▶ _What the task requires_
Copy the data exactly; pictures stay out of the copy.

+ + +

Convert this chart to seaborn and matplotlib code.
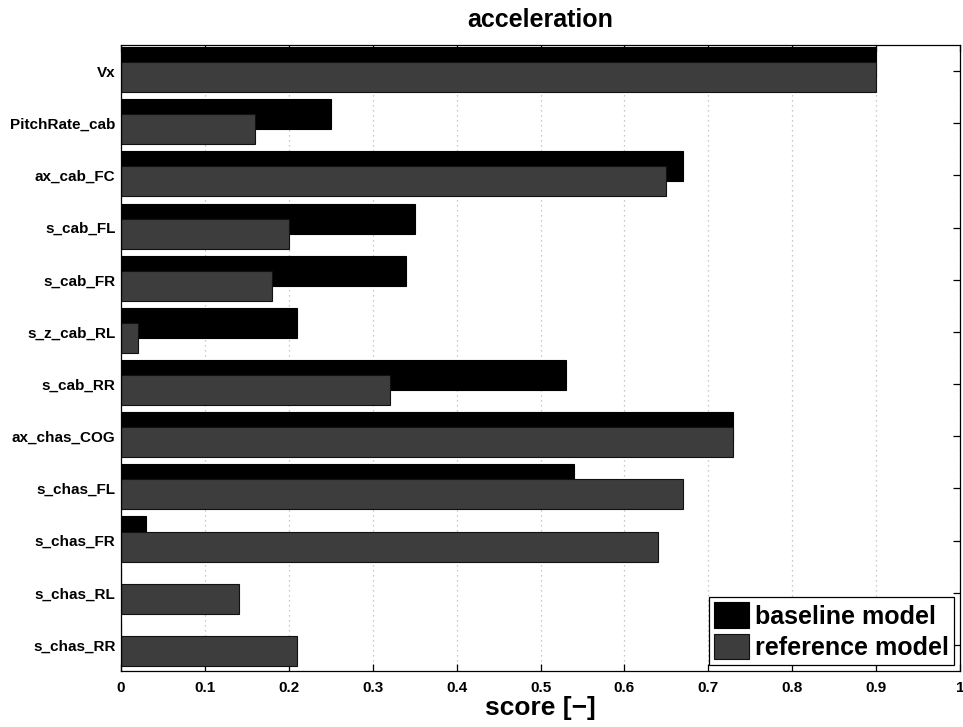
import matplotlib
matplotlib.use("Agg")
import matplotlib.pyplot as plt
import seaborn as sns
import pandas as pd

# Signals scored for the acceleration manoeuvre
signals = ["Vx", "PitchRate_cab", "ax_cab_FC", "s_cab_FL", "s_cab_FR", "s_z_cab_RL",
           "s_cab_RR", "ax_chas_COG", "s_chas_FL", "s_chas_FR", "s_chas_RL", "s_chas_RR"]
baseline = [0.90, 0.25, 0.67, 0.35, 0.34, 0.21, 0.53, 0.73, 0.54, 0.03, 0.00, 0.00]
reference = [0.90, 0.16, 0.65, 0.20, 0.18, 0.02, 0.32, 0.73, 0.67, 0.64, 0.14, 0.21]
series_names = ["baseline model", "reference model"]
xticks = [0, 0.1, 0.2, 0.3, 0.4, 0.5, 0.6, 0.7, 0.8, 0.9, 1]
xtick_labels = ["0", "0.1", "0.2", "0.3", "0.4", "0.5", "0.6", "0.7", "0.8", "0.9", "1"]

sns.set_theme(style="white")
plt.rcParams["font.family"] = ["Liberation Sans", "DejaVu Sans"]
plt.rcParams["font.weight"] = "bold"
plt.rcParams["text.color"] = "black"
plt.rcParams["axes.labelcolor"] = "black"
plt.rcParams["xtick.color"] = "black"
plt.rcParams["ytick.color"] = "black"

df_base = pd.DataFrame({"signal": signals, "score": baseline})
df_ref = pd.DataFrame({"signal": signals, "score": reference})

fig = plt.figure(figsize=(9.63, 7.27), dpi=100)
ax = fig.add_axes([0.1257, 0.077, 0.8712, 0.861])

colors = ["#000000", "#3d3d3d"]
bar_h = 0.575
offsets = [-0.175, 0.113]

sns.barplot(data=df_base, x="score", y="signal", orient="h", color=colors[0],
            width=bar_h, edgecolor="black", linewidth=0.8, saturation=1, ax=ax,
            label=series_names[0])
sns.barplot(data=df_ref, x="score", y="signal", orient="h", color=colors[1],
            width=bar_h, edgecolor="#111111", linewidth=0.8, saturation=1, ax=ax,
            label=series_names[1])

# overlapping bar pairs: baseline sits higher, reference drawn over it lower down
for cont, off in zip(ax.containers, offsets):
    for p in cont.patches:
        p.set_y(p.get_y() + off)

ax.set_xlim(0, 1)
ax.set_ylim(len(signals) - 0.5, -0.5)
ax.set_xticks(xticks)
ax.set_xticklabels(xtick_labels, fontsize=11, fontweight="bold", color="black")
ax.set_yticks(range(len(signals)))
ax.set_yticklabels(signals, fontsize=11, fontweight="bold", color="black")

ax.xaxis.grid(True, linestyle=(0, (1, 3)), color="#b8b8b8", linewidth=0.9)
ax.yaxis.grid(False)
ax.set_axisbelow(True)

for s in ax.spines.values():
    s.set_color("black")
    s.set_linewidth(0.9)

ax.tick_params(axis="x", direction="in", top=True, bottom=True, length=5,
               width=0.9, color="black", pad=7)
ax.tick_params(axis="y", direction="in", left=False, right=True, length=5,
               width=0.9, color="black", pad=4)

ax.set_xlabel("score [\u2212]", fontsize=19, fontweight="bold", labelpad=1,
              color="black")
ax.set_ylabel("")
ax.set_title("acceleration", fontsize=18, fontweight="bold", pad=13, color="black")

leg = ax.legend(loc="lower right", frameon=True, fancybox=False,
                edgecolor="black", framealpha=1, borderaxespad=0.25,
                handlelength=1.4, handleheight=1.2, handletextpad=0.25,
                borderpad=0.2, labelspacing=0.2,
                prop={"weight": "bold", "size": 18})
leg.get_frame().set_linewidth(0.9)
for t in leg.get_texts():
    t.set_color("black")

fig.savefig("out.png", dpi=100)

+ + +

▶ _The solution_
Convert this chart to seaborn and matplotlib code.
import matplotlib
matplotlib.use("Agg")
import matplotlib.pyplot as plt
import seaborn as sns
import pandas as pd

# Signals scored for the acceleration manoeuvre
signals = ["Vx", "PitchRate_cab", "ax_cab_FC", "s_cab_FL", "s_cab_FR", "s_z_cab_RL",
           "s_cab_RR", "ax_chas_COG", "s_chas_FL", "s_chas_FR", "s_chas_RL", "s_chas_RR"]
baseline = [0.90, 0.25, 0.67, 0.35, 0.34, 0.21, 0.53, 0.73, 0.54, 0.03, 0.00, 0.00]
reference = [0.90, 0.16, 0.65, 0.20, 0.18, 0.02, 0.32, 0.73, 0.67, 0.64, 0.14, 0.21]
series_names = ["baseline model", "reference model"]
xticks = [0, 0.1, 0.2, 0.3, 0.4, 0.5, 0.6, 0.7, 0.8, 0.9, 1]
xtick_labels = ["0", "0.1", "0.2", "0.3", "0.4", "0.5", "0.6", "0.7", "0.8", "0.9", "1"]

sns.set_theme(style="white")
plt.rcParams["font.family"] = ["Liberation Sans", "DejaVu Sans"]
plt.rcParams["font.weight"] = "bold"
plt.rcParams["text.color"] = "black"
plt.rcParams["axes.labelcolor"] = "black"
plt.rcParams["xtick.color"] = "black"
plt.rcParams["ytick.color"] = "black"

df_base = pd.DataFrame({"signal": signals, "score": baseline})
df_ref = pd.DataFrame({"signal": signals, "score": reference})

fig = plt.figure(figsize=(9.63, 7.27), dpi=100)
ax = fig.add_axes([0.1257, 0.077, 0.8712, 0.861])

colors = ["#000000", "#3d3d3d"]
bar_h = 0.575
offsets = [-0.175, 0.113]

sns.barplot(data=df_base, x="score", y="signal", orient="h", color=colors[0],
            width=bar_h, edgecolor="black", linewidth=0.8, saturation=1, ax=ax,
            label=series_names[0])
sns.barplot(data=df_ref, x="score", y="signal", orient="h", color=colors[1],
            width=bar_h, edgecolor="#111111", linewidth=0.8, saturation=1, ax=ax,
            label=series_names[1])

# overlapping bar pairs: baseline sits higher, reference drawn over it lower down
for cont, off in zip(ax.containers, offsets):
    for p in cont.patches:
        p.set_y(p.get_y() + off)

ax.set_xlim(0, 1)
ax.set_ylim(len(signals) - 0.5, -0.5)
ax.set_xticks(xticks)
ax.set_xticklabels(xtick_labels, fontsize=11, fontweight="bold", color="black")
ax.set_yticks(range(len(signals)))
ax.set_yticklabels(signals, fontsize=11, fontweight="bold", color="black")

ax.xaxis.grid(True, linestyle=(0, (1, 3)), color="#b8b8b8", linewidth=0.9)
ax.yaxis.grid(False)
ax.set_axisbelow(True)

for s in ax.spines.values():
    s.set_color("black")
    s.set_linewidth(0.9)

ax.tick_params(axis="x", direction="in", top=True, bottom=True, length=5,
               width=0.9, color="black", pad=7)
ax.tick_params(axis="y", direction="in", left=False, right=True, length=5,
               width=0.9, color="black", pad=4)

ax.set_xlabel("score [\u2212]", fontsize=19, fontweight="bold", labelpad=1,
              color="black")
ax.set_ylabel("")
ax.set_title("acceleration", fontsize=18, fontweight="bold", pad=13, color="black")

leg = ax.legend(loc="lower right", frameon=True, fancybox=False,
                edgecolor="black", framealpha=1, borderaxespad=0.25,
                handlelength=1.4, handleheight=1.2, handletextpad=0.25,
                borderpad=0.2, labelspacing=0.2,
                prop={"weight": "bold", "size": 18})
leg.get_frame().set_linewidth(0.9)
for t in leg.get_texts():
    t.set_color("black")

fig.savefig("out.png", dpi=100)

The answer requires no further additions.